Strisz came back. The same somebody who was turning it to routine seemed also to have decided that Strisz was to be the “good guy” of Tarp’s world, the one who comforted and who listened sympathetically. It was not a role that could do Strisz himself much good, Tarp thought.
“They think they’ve found your Mongol guard,” Strisz told him. “In Balakhna.”
“Dead?”
“No, no. Quite alive. He’s in the Jewish program out there. They’re going to bring him to Moscow for questioning.”
“A little strange that he’s alive.”
“Well, this isn’t America, you know. We aren’t gangsters. Still, yes, it’s all very audacious. As if Beranyi believed we wouldn’t really care.”
As if , in fact , he weren’t Maxudov . As if he questioned me because he didn’t trust me and he thought they’d understand . Or as if he questioned me to get in ahead of me and take all the credit for himself . He did not say so, however.
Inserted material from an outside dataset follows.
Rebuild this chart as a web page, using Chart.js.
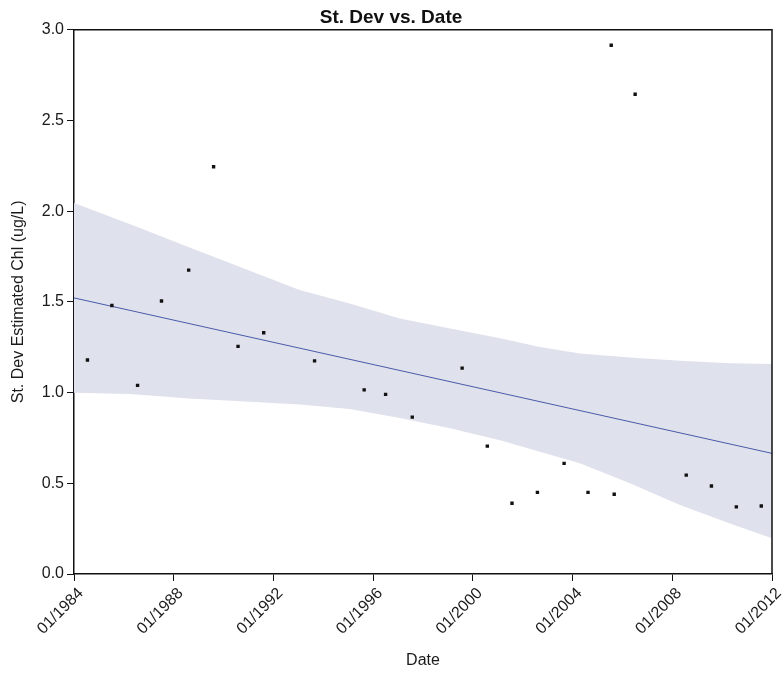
<!DOCTYPE html>
<html>
<head>
<meta charset="utf-8">
<title>St. Dev vs. Date</title>
<script src="https://cdn.jsdelivr.net/npm/chart.js@4.4.1/dist/chart.umd.min.js"></script>
<style>
  html, body { margin: 0; padding: 0; background: #fff; }
  #stdevChart { display: block; }
</style>
</head>
<body>
<canvas id="stdevChart" width="782" height="673"></canvas>
<script>
// sampling dates (decimal years) and their st. dev of estimated chl
const sampleYears = [1984.54, 1985.52, 1986.55, 1987.51, 1988.60, 1989.60, 1990.58, 1991.61,
  1993.65, 1995.64, 1996.50, 1997.57, 1999.57, 2000.58, 2001.57, 2002.59, 2003.66, 2004.62,
  2005.55, 2005.67, 2006.51, 2008.56, 2009.57, 2010.57, 2011.57];
const stDevValues = [1.18, 1.48, 1.04, 1.505, 1.675, 2.245, 1.255, 1.33,
  1.175, 1.015, 0.99, 0.865, 1.135, 0.705, 0.39, 0.45, 0.61, 0.45,
  2.915, 0.44, 2.645, 0.545, 0.485, 0.37, 0.375];

// linear trend
const trendYears = [1984, 2012];
const trendValues = [1.522, 0.665];

// confidence band around the trend
const bandYears = [1984, 1986.23, 1988.64, 1991.05, 1993.05, 1995.06, 1997.07, 1999.09,
  2001.09, 2002.69, 2004.29, 2006.30, 2008.31, 2010.31, 2012];
const bandUpper = [2.045, 1.93, 1.80, 1.672, 1.565, 1.491, 1.409, 1.354,
  1.299, 1.252, 1.216, 1.194, 1.175, 1.162, 1.157];
const bandLower = [0.999, 0.992, 0.968, 0.949, 0.934, 0.909, 0.860, 0.804,
  0.738, 0.674, 0.61, 0.50, 0.38, 0.279, 0.197];

const xTicks = [1984, 1988, 1992, 1996, 2000, 2004, 2008, 2012];
const yTicks = [0, 0.5, 1.0, 1.5, 2.0, 2.5, 3.0];

const pairs = (xs, ys) => xs.map((x, i) => ({ x: x, y: ys[i] }));

const fontFamily = '"Liberation Sans", Arial, sans-serif';
const inkColor = '#1a1a1a';

// closes the plot box on the top and right
const frame = {
  id: 'frame',
  afterDraw(chart) {
    const { ctx, chartArea: a } = chart;
    ctx.save();
    ctx.strokeStyle = '#111';
    ctx.lineWidth = 1.5;
    ctx.beginPath();
    ctx.moveTo(a.left, a.top);
    ctx.lineTo(a.right, a.top);
    ctx.lineTo(a.right, a.bottom);
    ctx.stroke();
    ctx.restore();
  }
};

const ctx = document.getElementById('stdevChart');

new Chart(ctx, {
  type: 'scatter',
  data: {
    datasets: [
      {
        label: 'St. Dev',
        data: pairs(sampleYears, stDevValues),
        pointStyle: 'rect',
        pointRadius: 2.4,
        pointBorderWidth: 0,
        pointBackgroundColor: '#111',
        showLine: false
      },
      {
        label: 'Trend',
        data: pairs(trendYears, trendValues),
        showLine: true,
        borderColor: '#4a5aa8',
        borderWidth: 1,
        pointRadius: 0,
        fill: false
      },
      {
        label: 'Lower',
        data: pairs(bandYears, bandLower),
        showLine: true,
        borderWidth: 0,
        borderColor: 'rgba(0,0,0,0)',
        pointRadius: 0,
        fill: false
      },
      {
        label: 'Upper',
        data: pairs(bandYears, bandUpper),
        showLine: true,
        borderWidth: 0,
        borderColor: 'rgba(0,0,0,0)',
        backgroundColor: '#dfe1ec',
        pointRadius: 0,
        fill: '-1'
      }
    ]
  },
  options: {
    responsive: false,
    animation: false,
    layout: { padding: 0 },
    plugins: {
      legend: { display: false },
      tooltip: { enabled: false },
      title: {
        display: true,
        text: 'St. Dev vs. Date',
        color: '#111',
        font: { family: fontFamily, size: 19, weight: 'bold' },
        padding: { top: 6, bottom: 1 }
      }
    },
    scales: {
      x: {
        type: 'linear',
        min: 1984,
        max: 2012,
        afterBuildTicks: (scale) => { scale.ticks = xTicks.map(v => ({ value: v })); },
        afterFit: (scale) => {
          scale.height = 99;
          scale.paddingRight = 10;
          scale.paddingLeft = 0;
        },
        border: { display: true, color: '#111', width: 1.5 },
        grid: { display: true, drawOnChartArea: false, drawTicks: true, tickLength: 7, color: '#111' },
        ticks: {
          color: inkColor,
          font: { family: fontFamily, size: 16 },
          minRotation: 45,
          maxRotation: 45,
          padding: 3,
          labelOffset: 7,
          callback: (v) => '01/' + v
        },
        title: {
          display: true,
          text: 'Date',
          color: inkColor,
          font: { family: fontFamily, size: 16 },
          padding: { top: 0, bottom: 3 }
        }
      },
      y: {
        min: 0,
        max: 3,
        afterBuildTicks: (scale) => { scale.ticks = yTicks.map(v => ({ value: v })); },
        afterFit: (scale) => { scale.width = 74; },
        border: { display: true, color: '#111', width: 1.5 },
        grid: { display: true, drawOnChartArea: false, drawTicks: true, tickLength: 7, color: '#111' },
        ticks: {
          color: inkColor,
          font: { family: fontFamily, size: 16 },
          padding: 3,
          callback: (v) => v.toFixed(1)
        },
        title: {
          display: true,
          text: 'St. Dev Estimated Chl (ug/L)',
          color: inkColor,
          font: { family: fontFamily, size: 16 },
          padding: { top: 9, bottom: 0 }
        }
      }
    }
  },
  plugins: [frame]
});
</script>
</body>
</html>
He wanted to get out of the Soviet Union.
They brought the Mongol to the clinic that evening. Tarp was sitting up, wearing trousers and a sweater. Two men from Special Investigations brought the man into his room.
“Is this one of the men who, you submit, assaulted you?”
Tarp looked the man over. He remained impassive, even insolent. “Yes,” Tarp said.
“Are you sure?”
“Have him say something.”
One of them nudged the Mongol. “Speak.”
“What am I to say?”
Tarp ran his tongue over his injured gum. “Say, ‘The fucker ducked.’”
“The fucker ducked.”
“Louder.”
“ The fucker ducked !”
“That’s the man.”
The next morning Strisz brought him more clothes and a rather greasy bag of sweet poppy-seed rolls. It turned out that Strisz liked the rolls himself.
“Don’t you have work to do?” Tarp said. He felt on good terms with Strisz, even good enough to make personal jokes. “I’m doing my work.”
“Was that the general secretary’s decision?”
Strisz hesitated. “There was a meeting. We made some decisions.”
“Who? You and the secretary?”
“No, no — at Dzerzhinsky Square. Those of who were, um, closest to this.” The suspects, he meant. The foxes who had been given charge of the henhouse.
“Was the secretary there?”
“He sent a deputy.”
“Telyegin? Was Telyegin there?”
“Telyegin is very ill. He went into the hospital last night.”
Tarp was dressing. “These clothes almost fit. Russian factories are getting better. Why am I dressing?”
“You’re being moved.”
“Where?” Tarp thought of the Lubyanka, not without a tremor of fear.
“An apartment.”
“You’re treating me very well, I must say. Almost as well as if I were a defector.”
“Frankly, the general opinion is that Beranyi was it. There’s some feeling that you can be sent home. The general secretary wants to, um, send a signal to Washington that we can put our own house in order and stand by our commitments.”